Custom chips in devices such as smartphones and computers are now joined by more needs — from?face-recognition hardware to AI to the Internet of Things (IoT).
You can usually divide chips into two categories: general and custom. The general chips are those manufactured by companies such as Intel and AMD, and they cater to multiple use cases such as image processing and multi-threading.
Synopsis in a blog post places it like this:
“AI workloads are massive, demanding a significant amount of bandwidth and processing power. As a result, AI chips require a unique architecture consisting of the optimal processors, memory arrays, security and real-time data connectivity.
Traditional CPUs typically lack the processing performance needed, but are ideal for performing sequential tasks. GPUs, on the other hand, can handle the massive parallelism of AI’s multiply-accumulate functions and can be applied to AI applications. GPUs can serve as AI accelerators, enhancing performance for neural networks and similar workloads”.
The rise of generative AI has been one of the main factors behind the increased demand for custom chips. Generative AI tools, which have exploded in the last year, can generate custom content in the form of text, images, video, or other media in response to prompts.
Organizations like Amazon, Microsoft, and Google realize that custom chips are critical for generative AI and have been focusing on developing in-house custom chips, particularly when the dominant player, NVidia, has already sold out until 2024.
While companies like Amazon join the fray with chips like Inferentia, many startups have been frantically working on developing chips.
For example, D-Matrix is a startup that raised $110 million to develop an inference-computing platform. According to Playground Global partner Sasha Ostojic, who supports D-Matrix, “D-Matrix is the company that will make generative AI commercially viable.”
According to Jensen Huang, founder and CEO of NVIDIA, “A trillion dollars of installed global data center infrastructure will transition from general purpose to accelerated computing as companies race to apply generative AI into every product, service and business process. We are significantly increasing our supply to meet surging demand for them.”

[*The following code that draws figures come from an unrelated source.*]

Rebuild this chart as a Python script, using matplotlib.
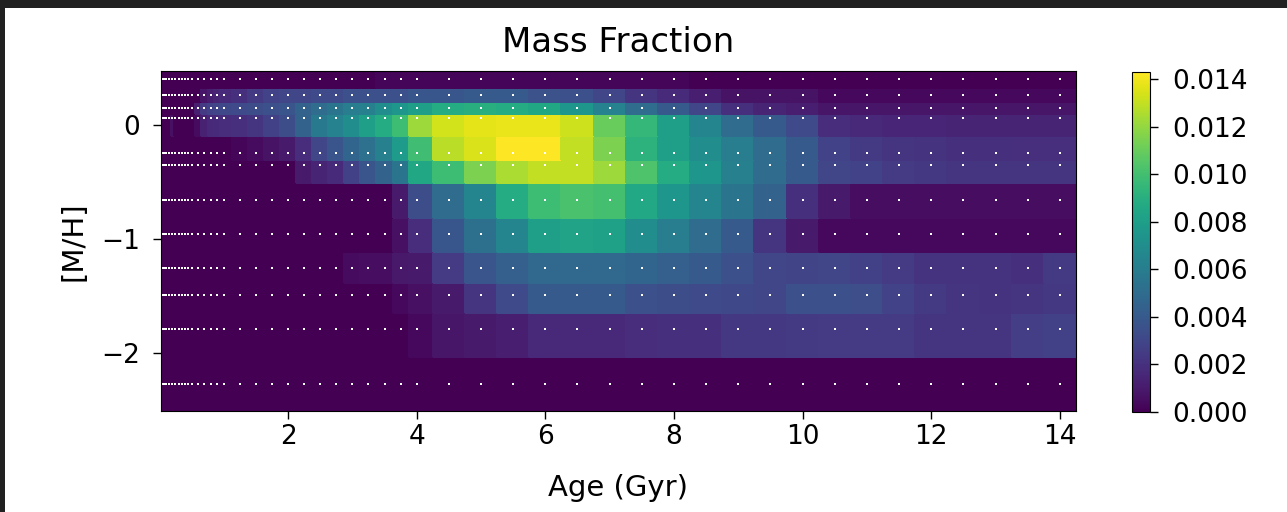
import numpy as np
import matplotlib
matplotlib.use("Agg")
import matplotlib.pyplot as plt
from matplotlib.patches import Rectangle

# SSP template grid: ages (Gyr) and metallicities [M/H]
ages = [0.03, 0.04, 0.05, 0.06, 0.07, 0.08, 0.09, 0.10, 0.15, 0.20, 0.25,
        0.30, 0.35, 0.40, 0.45, 0.50, 0.60, 0.70, 0.80, 0.90, 1.00, 1.25,
        1.50, 1.75, 2.00, 2.25, 2.50, 2.75, 3.00, 3.25, 3.50, 3.75, 4.00,
        4.50, 5.00, 5.50, 6.00, 6.50, 7.00, 7.50, 8.00, 8.50, 9.00, 9.50,
        10.0, 10.5, 11.0, 11.5, 12.0, 12.5, 13.0, 13.5, 14.0]
metals = [-2.27, -1.79, -1.49, -1.26, -0.96, -0.66, -0.35, -0.25, 0.06, 0.15, 0.26, 0.40]

# mass fractions (units of 1e-3), one row per metallicity, one value per age
z16 = [0.0] * 16
w_m227 = [0.0] * 53
w_m179 = [0.0] * 32 + [0.3,
          0.8, 1.0, 1.2, 1.6, 1.6, 1.6, 1.8, 2.0, 2.0, 2.3,
          2.3, 2.4, 2.5, 2.5, 2.5, 2.2, 2.2, 2.2, 2.6, 2.7]
w_m149 = [0.0] * 31 + [0.3, 0.6,
          1.0, 2.2, 3.2, 4.0, 4.0, 4.0, 3.5, 3.3, 3.2, 3.1,
          3.0, 3.5, 3.5, 3.4, 2.8, 2.4, 2.2, 2.1, 2.2, 2.3]
w_m126 = [0.0] * 28 + [0.4, 0.5, 0.5, 0.9, 1.0,
          2.5, 3.7, 4.3, 4.8, 4.8, 4.8, 4.6, 4.3, 4.0, 3.5,
          3.0, 2.9, 3.0, 2.7, 2.5, 2.1, 2.1, 2.1, 2.0, 2.4]
w_m096 = [0.0] * 31 + [0.6, 1.8,
          3.8, 5.2, 6.5, 8.0, 8.3, 8.2, 7.0, 6.0, 5.0, 4.0,
          2.2, 1.0, 0.3, 0.3, 0.3, 0.3, 0.3, 0.3, 0.3, 0.3]
w_m066 = [0.0] * 31 + [1.0, 3.3,
          5.0, 6.5, 8.8, 9.8, 10.2, 10.0, 8.6, 7.5, 6.5, 5.5,
          4.5, 2.0, 1.0, 0.5, 0.5, 0.5, 0.5, 0.5, 0.5, 0.5]
w_m035 = [0.0] * 25 + [1.0, 1.4, 1.7, 2.7, 3.7, 4.5, 5.5, 8.5,
          9.8, 11.5, 12.5, 13.0, 13.0, 12.2, 10.3, 8.8, 7.5, 6.2,
          5.0, 4.0, 3.0, 2.8, 2.5, 2.3, 2.2, 2.2, 2.2, 2.2]
w_m025 = [0.0] * 21 + [0.2, 0.4, 0.7, 1.0, 1.8, 3.0, 3.7, 4.6, 5.3, 6.2, 7.8, 9.9,
          12.8, 13.5, 14.3, 14.3, 13.0, 11.5, 9.2, 8.0, 7.0, 6.0,
          5.0, 4.0, 2.8, 2.4, 2.2, 2.1, 2.0, 2.0, 1.9, 1.9]
w_p006 = [0.0] * 9 + [0.6] + [0.0] * 6 + [0.4, 1.3, 1.6, 1.7, 1.8,
          1.9, 2.2, 2.7, 3.3, 4.5, 5.8, 6.3, 7.0, 8.0, 8.8, 9.8, 12.2,
          13.3, 13.7, 13.8, 13.8, 13.2, 11.0, 9.5, 8.0, 6.5, 5.0,
          4.0, 3.2, 1.8, 1.6, 1.5, 1.5, 1.4, 1.4, 1.4, 1.4]
w_p015 = z16 + [1.2, 2.5, 2.8, 3.0, 3.1,
          3.2, 3.3, 3.5, 3.7, 4.5, 5.0, 5.5, 6.0, 6.2, 7.0, 7.5, 8.0,
          8.8, 9.0, 8.8, 8.5, 7.5, 6.3, 5.0, 4.0, 3.0, 2.0,
          1.4, 1.2, 0.8, 0.8, 0.8, 0.8, 0.8, 0.8, 0.8, 0.8]
w_p026 = z16 + [0.0, 0.8, 1.2, 1.4, 1.7,
          2.0, 2.4, 2.8, 3.0, 3.0, 3.2, 3.2, 3.5, 3.5, 3.5, 3.5, 3.8,
          3.8, 4.0, 4.0, 3.6, 3.5, 3.0, 2.2, 1.7, 1.2, 0.7,
          0.7, 0.7, 0.3, 0.3, 0.3, 0.3, 0.3, 0.3, 0.3, 0.3]
w_p040 = [0.0] * 30 + [0.2] * 11 + [0.0] * 12

weights = np.array([w_m227, w_m179, w_m149, w_m126, w_m096, w_m066,
                    w_m035, w_m025, w_p006, w_p015, w_p026, w_p040]) * 1e-3

x = np.array(ages)
y = np.array(metals)
# cell borders halfway between grid centres, extrapolated at the ends
xb = np.hstack([1.5*x[0] - x[1]/2, (x[1:] + x[:-1])/2, 1.5*x[-1] - x[-2]/2])
yb = np.hstack([1.5*y[0] - y[1]/2, (y[1:] + y[:-1])/2, 1.5*y[-1] - y[-2]/2])

plt.rcParams['font.size'] = 19

fig = plt.figure(figsize=(12.87, 5.12), dpi=100)
# dark frame along the top and left edges
for rect in [(0, 504/512, 1, 8/512), (0, 0, 5/1287, 1)]:
    fig.patches.append(Rectangle(rect[:2], rect[2], rect[3], transform=fig.transFigure,
                                 facecolor='#212121', edgecolor='none', zorder=-1))

ax = fig.add_axes([161/1287, 101/512, 915/1287, 340/512])
pc = ax.pcolormesh(xb, yb, weights, cmap='viridis', edgecolors='face')
xg, yg = np.meshgrid(x, y)
ax.plot(xg.ravel(), yg.ravel(), 's', color='white', markersize=1.7, mew=0)
ax.set_xlim(xb[0], xb[-1])
ax.set_ylim(yb[0], yb[-1])
ax.set_xticks([2, 4, 6, 8, 10, 12, 14])
ax.set_yticks([0, -1, -2])
ax.set_yticklabels(['0', '\u22121', '\u22122'])
ax.tick_params(length=6, width=1)
ax.tick_params(axis='y', pad=9)
ax.set_xlabel('Age (Gyr)', fontsize=21, labelpad=17)
ax.set_ylabel('[M/H]', fontsize=21, labelpad=10)
ax.set_title('Mass Fraction', fontsize=24.5, pad=14)

cax = fig.add_axes([1132/1287, 100/512, 18/1287, 340/512])
cb = fig.colorbar(pc, cax=cax)
cb.set_ticks([0.000, 0.002, 0.004, 0.006, 0.008, 0.010, 0.012, 0.014])
cb.set_ticklabels(['0.000', '0.002', '0.004', '0.006', '0.008', '0.010', '0.012', '0.014'])
cax.tick_params(length=6, width=1, pad=10)

fig.savefig('out.png', dpi=100)
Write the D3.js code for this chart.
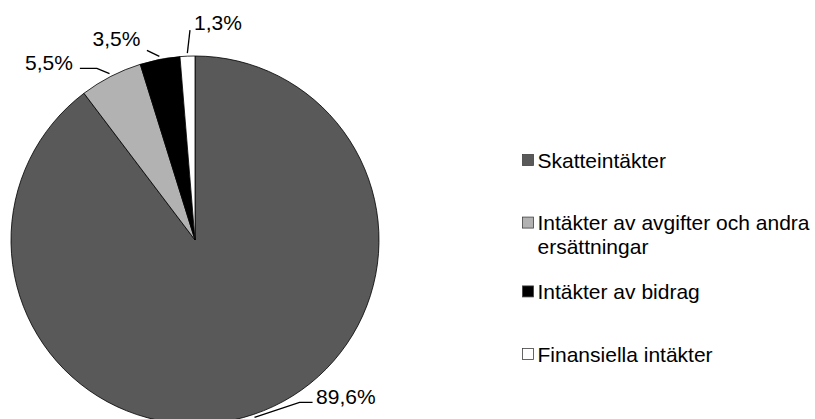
<!DOCTYPE html>
<html>
<head>
<meta charset="utf-8">
<script src="https://cdn.jsdelivr.net/npm/d3@7"></script>
<style>
  body { margin: 0; background: #fff; }
  text { font-family: "Liberation Sans", Arial, sans-serif; fill: #000; }
</style>
</head>
<body>
<div id="chart"></div>
<script>
var width = 815;
var height = 419;

// data
var categories = ["Skatteintäkter", "Intäkter av avgifter och andra ersättningar", "Intäkter av bidrag", "Finansiella intäkter"];
var values = [89.6, 5.5, 3.5, 1.3];
var valueLabels = ["89,6%", "5,5%", "3,5%", "1,3%"];
var legendLines = [["Skatteintäkter"], ["Intäkter av avgifter och andra", "ersättningar"], ["Intäkter av bidrag"], ["Finansiella intäkter"]];
var colors = ["#595959", "#b2b2b2", "#000000", "#ffffff"];

// label leader layout: elbow offset from slice edge, horizontal run, text offset
var labelLayout = [
    { ex: 46, ey: -12, run: 13, tx: 3.5, ty: 2, anchor: "start" },
    { ex: -14, ey: -8, run: -17, tx: -7, ty: 1.5, anchor: "end" },
    { ex: -13, ey: -9, run: 0, tx: -6.5, ty: -4.5, anchor: "end" },
    { ex: 2.5, ey: -26, run: 0, tx: 4, ty: -0.5, anchor: "start" }
];

var cx = 195, cy = 240, radius = 184;

var svg = d3.select("#chart")
    .append("svg")
    .attr("width", width)
    .attr("height", height);

var pie = d3.pie().sort(null).value(function (d) { return d; });
var arcs = pie(values);

var arc = d3.arc().innerRadius(0).outerRadius(radius);

var g = svg.append("g").attr("transform", "translate(" + cx + "," + cy + ")");

g.selectAll("path.slice")
    .data(arcs)
    .enter()
    .append("path")
    .attr("class", "slice")
    .attr("d", arc)
    .attr("fill", function (d, i) { return colors[i]; })
    .attr("stroke", "#000")
    .attr("stroke-width", 0.8)
    .attr("stroke-linejoin", "round");

// leader lines + labels
function edgePoint(d, r) {
    var a = (d.startAngle + d.endAngle) / 2;
    return [r * Math.sin(a), -r * Math.cos(a)];
}

arcs.forEach(function (d, i) {
    var L = labelLayout[i];
    var p0 = edgePoint(d, radius);
    var p1 = edgePoint(d, radius + 3);
    var elbow = [p0[0] + L.ex, p0[1] + L.ey];
    var end = [elbow[0] + L.run, elbow[1]];
    var pts = L.run === 0 ? [p1, elbow] : [p1, elbow, end];

    g.append("path")
        .attr("d", d3.line()(pts))
        .attr("fill", "none")
        .attr("stroke", "#000")
        .attr("stroke-width", 1.3);

    g.append("text")
        .attr("x", end[0] + L.tx)
        .attr("y", end[1] + L.ty)
        .attr("text-anchor", L.anchor)
        .style("font-size", "21px")
        .text(valueLabels[i]);
});

// legend: rows spaced by line slots (two-line entry takes a little more room)
var rowSlots = legendLines.map(function (lines, i) {
    return d3.sum(legendLines.slice(0, i), function (l) { return 1 + (l.length - 1) * 0.1; });
});
var legendY = d3.scaleLinear().domain([0, rowSlots[rowSlots.length - 1]]).range([160, 354]);
var legendX = 522;

var items = svg.selectAll("g.legend")
    .data(categories)
    .enter()
    .append("g")
    .attr("class", "legend")
    .attr("transform", function (d, i) { return "translate(" + legendX + "," + legendY(rowSlots[i]) + ")"; });

items.append("rect")
    .attr("x", 0.5)
    .attr("y", -5.5)
    .attr("width", 11)
    .attr("height", 11)
    .attr("fill", function (d, i) { return colors[i]; })
    .attr("stroke", "#404040")
    .attr("stroke-width", 0.8);

items.each(function (d, i) {
    var t = d3.select(this).append("text")
        .attr("x", 15.5)
        .attr("y", 7.5)
        .style("font-size", "21px");
    legendLines[i].forEach(function (line, j) {
        t.append("tspan")
            .attr("x", 15.5)
            .attr("dy", j === 0 ? 0 : 23.5)
            .text(line);
    });
});
</script>
</body>
</html>
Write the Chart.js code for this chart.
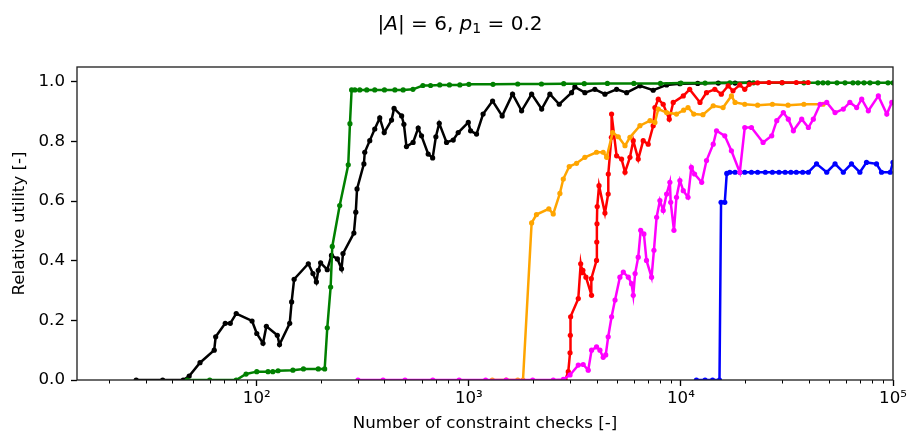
<!DOCTYPE html>
<html><head><meta charset="utf-8">
<script src="https://cdn.jsdelivr.net/npm/chart.js@4.4.1/dist/chart.umd.min.js"></script>
<style>html,body{margin:0;padding:0;background:#fff}#wrap{width:910px;height:434px;position:relative}</style>
</head><body><div id="wrap"><canvas id="c" width="910" height="434"></canvas></div>
<script>
// ---------- data ----------
const blackX=[27,36,45,48,54,63,64,71,75,80,95,100,107,111,125,128,143,146,150,175,184,191,195,200,215,225,240,251,255,287,293,297,320,323,341,360,380,399,432,444,482,494,508,546,577,598,643,675,699,725,785,844,891,994,1019,1087,1167,1294,1436,1607,1773,1977,2205,2411,2668,3050,3162,3524,3930,4382,4974,5547,6407,7400,8560,9890,12000,15000,18000,21000];
const blackY=[0,0,0,0.013,0.058,0.10,0.145,0.19,0.19,0.223,0.198,0.156,0.123,0.18,0.15,0.119,0.19,0.262,0.338,0.39,0.357,0.329,0.368,0.393,0.37,0.418,0.406,0.373,0.424,0.493,0.563,0.641,0.725,0.764,0.803,0.842,0.879,0.83,0.872,0.911,0.886,0.858,0.783,0.797,0.845,0.819,0.758,0.745,0.816,0.861,0.797,0.805,0.83,0.864,0.836,0.825,0.892,0.936,0.886,0.959,0.903,0.959,0.909,0.959,0.925,0.964,0.983,0.964,0.975,0.959,0.975,0.964,0.987,0.972,0.99,0.994,0.995,0.996,0.996,0.997];

const greenX=[47,60,80,89,100,113,119,126,148,166,195,209,215,223,227,246,270,275,280,290,306,330,360,400,448,490,545,607,660,729,810,907,1000,1300,1700,2200,2800,3500,4500,6000,8000,10000,13000,17000,22000,30000,38000,44260,46770,49350,54450,59400,64750,68400,73000,77900,84900,94700,100000];
const greenY=[0,0,0,0.02,0.028,0.028,0.028,0.031,0.033,0.037,0.037,0.037,0.175,0.312,0.448,0.585,0.722,0.86,0.973,0.973,0.973,0.973,0.973,0.973,0.973,0.973,0.975,0.988,0.988,0.99,0.99,0.99,0.992,0.992,0.993,0.993,0.994,0.994,0.995,0.995,0.995,0.996,0.996,0.997,0.997,0.997,0.997,0.997,0.997,0.997,0.997,0.997,0.997,0.997,0.997,0.997,0.997,0.997,0.997];

const orangeX=[1290,1500,1700,1800,1977,2084,2383,2500,2687,2788,2974,3220,3524,4000,4300,4463,4764,5064,5450,5750,6407,7150,7540,7820,8560,9530,10300,10800,11500,12700,14200,15800,17300,18000,20000,23000,27000,32000,38000,46800];
const orangeY=[0,0,0,0,0.527,0.555,0.574,0.557,0.626,0.674,0.716,0.727,0.747,0.764,0.764,0.747,0.83,0.816,0.786,0.814,0.853,0.87,0.864,0.909,0.897,0.892,0.905,0.914,0.892,0.89,0.92,0.914,0.953,0.931,0.925,0.922,0.925,0.922,0.925,0.925];

const redX=[2850,2943,3000,3010,3020,3281,3368,3420,3450,3566,3790,3780,4000,4010,4020,4030,4110,4382,4540,4545,4700,4710,4974,5250,5450,5750,5960,6290,6640,7010,7400,7540,7820,8250,8810,9200,10260,11000,12300,13200,14450,15500,16700,17600,18950,20000,21000,23000,26000,30000,35000,39800];
const redY=[0,0.028,0.091,0.15,0.212,0.273,0.39,0.36,0.368,0.345,0.284,0.34,0.401,0.463,0.524,0.582,0.652,0.56,0.624,0.691,0.814,0.892,0.752,0.741,0.697,0.747,0.803,0.741,0.803,0.791,0.853,0.914,0.942,0.925,0.875,0.931,0.953,0.975,0.931,0.964,0.975,0.959,0.987,0.97,0.99,0.975,0.992,0.997,0.998,0.998,0.998,0.998];

const magentaX=[300,394,500,676,900,1200,1500,2000,2500,2790,3000,3281,3460,3655,3790,4000,4150,4300,4420,4540,4710,4890,5155,5350,5650,5850,5960,6080,6290,6460,6690,6880,7270,7460,7680,7960,8250,8560,8870,8950,9270,9530,9890,10260,10800,11200,11600,12530,13200,14200,14720,16100,17300,18950,20000,21500,24400,26800,28300,30400,32100,33900,37100,39900,42100,45300,48700,53300,58300,62600,67400,71200,76500,85300,93500,98700,100000];
const magentaY=[0,0,0,0,0,0,0,0,0,0.002,0.017,0.05,0.052,0.033,0.1,0.111,0.1,0.076,0.084,0.145,0.212,0.268,0.345,0.362,0.345,0.323,0.284,0.357,0.412,0.502,0.49,0.401,0.345,0.435,0.546,0.602,0.569,0.624,0.663,0.596,0.502,0.613,0.669,0.635,0.613,0.713,0.691,0.663,0.736,0.791,0.836,0.819,0.769,0.697,0.847,0.847,0.797,0.819,0.87,0.897,0.875,0.836,0.875,0.847,0.875,0.925,0.931,0.897,0.909,0.931,0.914,0.942,0.903,0.953,0.892,0.931,0.93];

const blueX=[11830,13000,14100,15200,15460,16100,16450,17000,18000,19000,20000,21500,23000,25000,27000,29000,31000,33000,35000,37500,39900,43600,48700,53300,58300,63700,69800,75000,83600,88300,97000,100000];
const blueY=[0,0,0,0,0.596,0.596,0.693,0.697,0.697,0.697,0.697,0.697,0.697,0.697,0.697,0.697,0.697,0.697,0.697,0.697,0.697,0.725,0.697,0.725,0.697,0.725,0.697,0.73,0.725,0.697,0.697,0.73];

const xTickValues=[20,30,40,50,60,70,80,90,100,200,300,400,500,600,700,800,900,1000,2000,3000,4000,5000,6000,7000,8000,9000,10000,20000,30000,40000,50000,60000,70000,80000,90000,100000];
const xTickLabels={100:'10²',1000:'10³',10000:'10⁴',100000:'10⁵'};
const yTickValues=[0,0.2,0.4,0.6,0.8,1.0];
const yTickLabels=['0.0','0.2','0.4','0.6','0.8','1.0'];

// ---------- chart ----------
const FONT='DejaVu Sans';
const pts=(xs,ys)=>xs.map((x,i)=>({x:x,y:ys[i]}));
const ds=(label,xs,ys,color)=>({label,data:pts(xs,ys),borderColor:color,backgroundColor:color,pointBackgroundColor:color,pointBorderWidth:0,pointRadius:2.6,borderWidth:2.5,tension:0,clip:0,fill:false});

const framePlugin={
  id:'frame',
  afterDraw(chart){
    const {ctx,chartArea:a,scales:{x}}=chart;
    ctx.save();
    ctx.strokeStyle='#000';
    ctx.lineWidth=1;
    xTickValues.forEach(v=>{
      if(xTickLabels[v]||v<x.min||v>x.max) return;
      const px=Math.round(x.getPixelForValue(v))+0.5;
      ctx.beginPath();ctx.moveTo(px,a.bottom);ctx.lineTo(px,a.bottom+3.5);ctx.stroke();
    });
    ctx.lineWidth=1.33;
    ctx.strokeStyle='#222';
    ctx.strokeRect(a.left,a.top,a.right-a.left,a.bottom-a.top);
    // suptitle (mathtext style)
    const segs=[['|','r'],['A','i'],['|','r'],[' = ','r'],['6, ','r'],['p','i'],['1','s'],[' = 0.2','r']];
    const fnt=k=>k==='i'?'oblique 20px "'+FONT+'"':(k==='s'?'14px "'+FONT+'"':'20px "'+FONT+'"');
    let total=0;
    segs.forEach(s=>{ctx.font=fnt(s[1]);total+=ctx.measureText(s[0]).width;});
    let cx=460-total/2;
    ctx.fillStyle='#000';
    ctx.textBaseline='alphabetic';
    ctx.textAlign='left';
    segs.forEach(s=>{ctx.font=fnt(s[1]);const dy=s[1]==='s'?3.5:0;ctx.fillText(s[0],cx,29.5+dy);cx+=ctx.measureText(s[0]).width;});
    ctx.restore();
  }
};

new Chart(document.getElementById('c'),{
  type:'line',
  data:{datasets:[
    ds('magenta',magentaX,magentaY,'#ff00ff'),
    ds('orange',orangeX,orangeY,'#ffa500'),
    ds('red',redX,redY,'#ff0000'),
    ds('blue',blueX,blueY,'#0000ff'),
    ds('green',greenX,greenY,'#008000'),
    ds('black',blackX,blackY,'#000000')
  ]},
  options:{
    responsive:false,
    devicePixelRatio:1,
    animation:false,
    parsing:true,
    layout:{padding:{top:67,right:17,bottom:0,left:0}},
    plugins:{legend:{display:false},tooltip:{enabled:false},title:{display:false}},
    scales:{
      x:{
        type:'logarithmic',position:'bottom',min:14.2,max:100000,
        afterBuildTicks:s=>{s.ticks=xTickValues.filter(v=>v>=s.min&&v<=s.max).map(v=>({value:v}));},
        afterFit:s=>{s.height=54;},
        ticks:{autoSkip:false,maxRotation:0,minRotation:0,padding:3,color:'#000',font:{family:FONT,size:16.67},callback:v=>xTickLabels[v]||''},
        grid:{drawOnChartArea:false,drawTicks:true,tickLength:6,tickWidth:1.33,tickColor:c=>(c.tick&&xTickLabels[c.tick.value])?'#000':'rgba(0,0,0,0)'},
        border:{display:false},
        title:{display:true,text:'Number of constraint checks [-]',color:'#000',font:{family:FONT,size:16.67},padding:{top:0,bottom:0}}
      },
      y:{
        type:'linear',position:'left',min:0,max:1.05,
        afterBuildTicks:s=>{s.ticks=yTickValues.map(v=>({value:v}));},
        afterFit:s=>{s.width=77;},
        ticks:{padding:6,color:'#000',font:{family:FONT,size:16.67},callback:(v,i)=>yTickLabels[i]},
        grid:{drawOnChartArea:false,drawTicks:true,tickLength:6,tickWidth:1.33,tickColor:'#000'},
        border:{display:false},
        title:{display:true,text:'Relative utility [-]',color:'#000',font:{family:FONT,size:16.67},padding:{top:10,bottom:0}}
      }
    }
  },
  plugins:[framePlugin]
});
</script>
</body></html>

Given the situation, big companies have been investing in in-house chip development, and many startups have been raising capital to develop inference-computing platforms and chips to cater to the market.
The Bottom Line
The race for custom chips could divide the technology world into two parts, at least for some time — those with a supply of custom chips and the ability to develop in-house custom chips and those without.
The accumulation of generative AI in the hands of a few could be a cartelization of generative AI.
Governments worldwide, especially the big powers, must stay wary of the concentration of generative AI development in the hands of a few.
Until then, let the chips fall where they fall.